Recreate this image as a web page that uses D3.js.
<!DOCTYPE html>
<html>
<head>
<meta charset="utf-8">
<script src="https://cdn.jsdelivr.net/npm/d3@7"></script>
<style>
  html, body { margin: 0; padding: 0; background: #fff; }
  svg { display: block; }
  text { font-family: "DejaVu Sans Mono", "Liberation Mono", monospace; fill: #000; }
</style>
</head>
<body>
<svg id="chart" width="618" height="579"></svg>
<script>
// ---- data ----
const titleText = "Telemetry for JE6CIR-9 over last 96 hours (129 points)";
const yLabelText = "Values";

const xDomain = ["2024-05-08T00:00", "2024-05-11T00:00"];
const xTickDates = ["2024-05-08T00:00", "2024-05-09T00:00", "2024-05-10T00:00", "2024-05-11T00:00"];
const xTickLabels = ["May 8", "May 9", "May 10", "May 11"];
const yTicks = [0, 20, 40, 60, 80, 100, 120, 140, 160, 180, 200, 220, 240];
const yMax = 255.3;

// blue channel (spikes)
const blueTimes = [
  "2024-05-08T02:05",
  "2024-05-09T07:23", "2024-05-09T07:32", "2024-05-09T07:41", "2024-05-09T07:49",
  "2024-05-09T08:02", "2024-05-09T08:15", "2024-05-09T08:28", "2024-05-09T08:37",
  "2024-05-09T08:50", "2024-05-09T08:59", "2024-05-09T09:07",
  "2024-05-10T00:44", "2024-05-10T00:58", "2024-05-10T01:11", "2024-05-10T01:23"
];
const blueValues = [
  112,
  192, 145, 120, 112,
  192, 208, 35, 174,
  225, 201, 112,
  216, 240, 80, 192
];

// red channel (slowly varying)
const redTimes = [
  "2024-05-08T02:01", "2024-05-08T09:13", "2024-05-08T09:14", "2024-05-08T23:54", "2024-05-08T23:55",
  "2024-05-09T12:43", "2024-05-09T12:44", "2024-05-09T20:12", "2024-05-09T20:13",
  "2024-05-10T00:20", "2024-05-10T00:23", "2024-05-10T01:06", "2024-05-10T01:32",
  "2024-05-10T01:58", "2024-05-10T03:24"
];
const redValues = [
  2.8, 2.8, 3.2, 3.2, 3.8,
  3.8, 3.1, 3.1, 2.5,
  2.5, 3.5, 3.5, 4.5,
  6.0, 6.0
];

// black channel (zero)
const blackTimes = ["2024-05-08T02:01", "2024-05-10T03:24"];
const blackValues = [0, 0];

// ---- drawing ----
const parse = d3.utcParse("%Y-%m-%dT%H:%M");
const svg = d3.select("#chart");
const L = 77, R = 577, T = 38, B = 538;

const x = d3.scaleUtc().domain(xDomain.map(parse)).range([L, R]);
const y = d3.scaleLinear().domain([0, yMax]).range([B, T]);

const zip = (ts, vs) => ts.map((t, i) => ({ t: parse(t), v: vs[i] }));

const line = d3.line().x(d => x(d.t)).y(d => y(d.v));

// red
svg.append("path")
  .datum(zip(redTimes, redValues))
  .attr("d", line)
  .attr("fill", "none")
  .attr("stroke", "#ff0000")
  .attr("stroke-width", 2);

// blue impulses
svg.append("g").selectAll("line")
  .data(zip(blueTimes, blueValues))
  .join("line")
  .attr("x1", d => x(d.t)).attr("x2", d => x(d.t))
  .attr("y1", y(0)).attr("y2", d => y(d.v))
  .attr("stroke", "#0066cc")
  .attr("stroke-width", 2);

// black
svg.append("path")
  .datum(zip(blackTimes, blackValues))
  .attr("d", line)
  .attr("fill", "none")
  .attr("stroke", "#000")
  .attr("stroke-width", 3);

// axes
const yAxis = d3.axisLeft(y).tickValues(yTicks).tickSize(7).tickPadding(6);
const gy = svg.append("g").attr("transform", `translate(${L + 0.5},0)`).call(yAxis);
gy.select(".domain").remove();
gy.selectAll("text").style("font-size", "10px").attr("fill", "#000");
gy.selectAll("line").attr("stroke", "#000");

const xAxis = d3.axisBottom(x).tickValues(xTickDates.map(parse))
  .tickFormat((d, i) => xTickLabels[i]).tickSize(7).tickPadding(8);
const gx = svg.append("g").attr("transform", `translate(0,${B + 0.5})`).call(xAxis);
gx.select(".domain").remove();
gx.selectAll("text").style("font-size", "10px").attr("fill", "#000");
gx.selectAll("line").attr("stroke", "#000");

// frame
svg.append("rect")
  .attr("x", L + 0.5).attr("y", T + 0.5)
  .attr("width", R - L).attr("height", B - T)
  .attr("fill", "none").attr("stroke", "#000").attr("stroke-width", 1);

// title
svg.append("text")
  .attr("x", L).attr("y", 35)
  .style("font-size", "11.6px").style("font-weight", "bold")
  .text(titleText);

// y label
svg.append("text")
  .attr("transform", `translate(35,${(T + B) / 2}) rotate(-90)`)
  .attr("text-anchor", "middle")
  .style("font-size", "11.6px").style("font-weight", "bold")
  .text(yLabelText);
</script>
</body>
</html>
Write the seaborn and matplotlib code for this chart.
---
▸ **INSTRUCTIONS FOR THE TASK**: Write out the entries above once more, without altering anything.

▸ **ANSWER TO THE EXERCISE**:
Recreate this image as a web page that uses D3.js.
<!DOCTYPE html>
<html>
<head>
<meta charset="utf-8">
<script src="https://cdn.jsdelivr.net/npm/d3@7"></script>
<style>
  html, body { margin: 0; padding: 0; background: #fff; }
  svg { display: block; }
  text { font-family: "DejaVu Sans Mono", "Liberation Mono", monospace; fill: #000; }
</style>
</head>
<body>
<svg id="chart" width="618" height="579"></svg>
<script>
// ---- data ----
const titleText = "Telemetry for JE6CIR-9 over last 96 hours (129 points)";
const yLabelText = "Values";

const xDomain = ["2024-05-08T00:00", "2024-05-11T00:00"];
const xTickDates = ["2024-05-08T00:00", "2024-05-09T00:00", "2024-05-10T00:00", "2024-05-11T00:00"];
const xTickLabels = ["May 8", "May 9", "May 10", "May 11"];
const yTicks = [0, 20, 40, 60, 80, 100, 120, 140, 160, 180, 200, 220, 240];
const yMax = 255.3;

// blue channel (spikes)
const blueTimes = [
  "2024-05-08T02:05",
  "2024-05-09T07:23", "2024-05-09T07:32", "2024-05-09T07:41", "2024-05-09T07:49",
  "2024-05-09T08:02", "2024-05-09T08:15", "2024-05-09T08:28", "2024-05-09T08:37",
  "2024-05-09T08:50", "2024-05-09T08:59", "2024-05-09T09:07",
  "2024-05-10T00:44", "2024-05-10T00:58", "2024-05-10T01:11", "2024-05-10T01:23"
];
const blueValues = [
  112,
  192, 145, 120, 112,
  192, 208, 35, 174,
  225, 201, 112,
  216, 240, 80, 192
];

// red channel (slowly varying)
const redTimes = [
  "2024-05-08T02:01", "2024-05-08T09:13", "2024-05-08T09:14", "2024-05-08T23:54", "2024-05-08T23:55",
  "2024-05-09T12:43", "2024-05-09T12:44", "2024-05-09T20:12", "2024-05-09T20:13",
  "2024-05-10T00:20", "2024-05-10T00:23", "2024-05-10T01:06", "2024-05-10T01:32",
  "2024-05-10T01:58", "2024-05-10T03:24"
];
const redValues = [
  2.8, 2.8, 3.2, 3.2, 3.8,
  3.8, 3.1, 3.1, 2.5,
  2.5, 3.5, 3.5, 4.5,
  6.0, 6.0
];

// black channel (zero)
const blackTimes = ["2024-05-08T02:01", "2024-05-10T03:24"];
const blackValues = [0, 0];

// ---- drawing ----
const parse = d3.utcParse("%Y-%m-%dT%H:%M");
const svg = d3.select("#chart");
const L = 77, R = 577, T = 38, B = 538;

const x = d3.scaleUtc().domain(xDomain.map(parse)).range([L, R]);
const y = d3.scaleLinear().domain([0, yMax]).range([B, T]);

const zip = (ts, vs) => ts.map((t, i) => ({ t: parse(t), v: vs[i] }));

const line = d3.line().x(d => x(d.t)).y(d => y(d.v));

// red
svg.append("path")
  .datum(zip(redTimes, redValues))
  .attr("d", line)
  .attr("fill", "none")
  .attr("stroke", "#ff0000")
  .attr("stroke-width", 2);

// blue impulses
svg.append("g").selectAll("line")
  .data(zip(blueTimes, blueValues))
  .join("line")
  .attr("x1", d => x(d.t)).attr("x2", d => x(d.t))
  .attr("y1", y(0)).attr("y2", d => y(d.v))
  .attr("stroke", "#0066cc")
  .attr("stroke-width", 2);

// black
svg.append("path")
  .datum(zip(blackTimes, blackValues))
  .attr("d", line)
  .attr("fill", "none")
  .attr("stroke", "#000")
  .attr("stroke-width", 3);

// axes
const yAxis = d3.axisLeft(y).tickValues(yTicks).tickSize(7).tickPadding(6);
const gy = svg.append("g").attr("transform", `translate(${L + 0.5},0)`).call(yAxis);
gy.select(".domain").remove();
gy.selectAll("text").style("font-size", "10px").attr("fill", "#000");
gy.selectAll("line").attr("stroke", "#000");

const xAxis = d3.axisBottom(x).tickValues(xTickDates.map(parse))
  .tickFormat((d, i) => xTickLabels[i]).tickSize(7).tickPadding(8);
const gx = svg.append("g").attr("transform", `translate(0,${B + 0.5})`).call(xAxis);
gx.select(".domain").remove();
gx.selectAll("text").style("font-size", "10px").attr("fill", "#000");
gx.selectAll("line").attr("stroke", "#000");

// frame
svg.append("rect")
  .attr("x", L + 0.5).attr("y", T + 0.5)
  .attr("width", R - L).attr("height", B - T)
  .attr("fill", "none").attr("stroke", "#000").attr("stroke-width", 1);

// title
svg.append("text")
  .attr("x", L).attr("y", 35)
  .style("font-size", "11.6px").style("font-weight", "bold")
  .text(titleText);

// y label
svg.append("text")
  .attr("transform", `translate(35,${(T + B) / 2}) rotate(-90)`)
  .attr("text-anchor", "middle")
  .style("font-size", "11.6px").style("font-weight", "bold")
  .text(yLabelText);
</script>
</body>
</html>
Write the seaborn and matplotlib code for this chart.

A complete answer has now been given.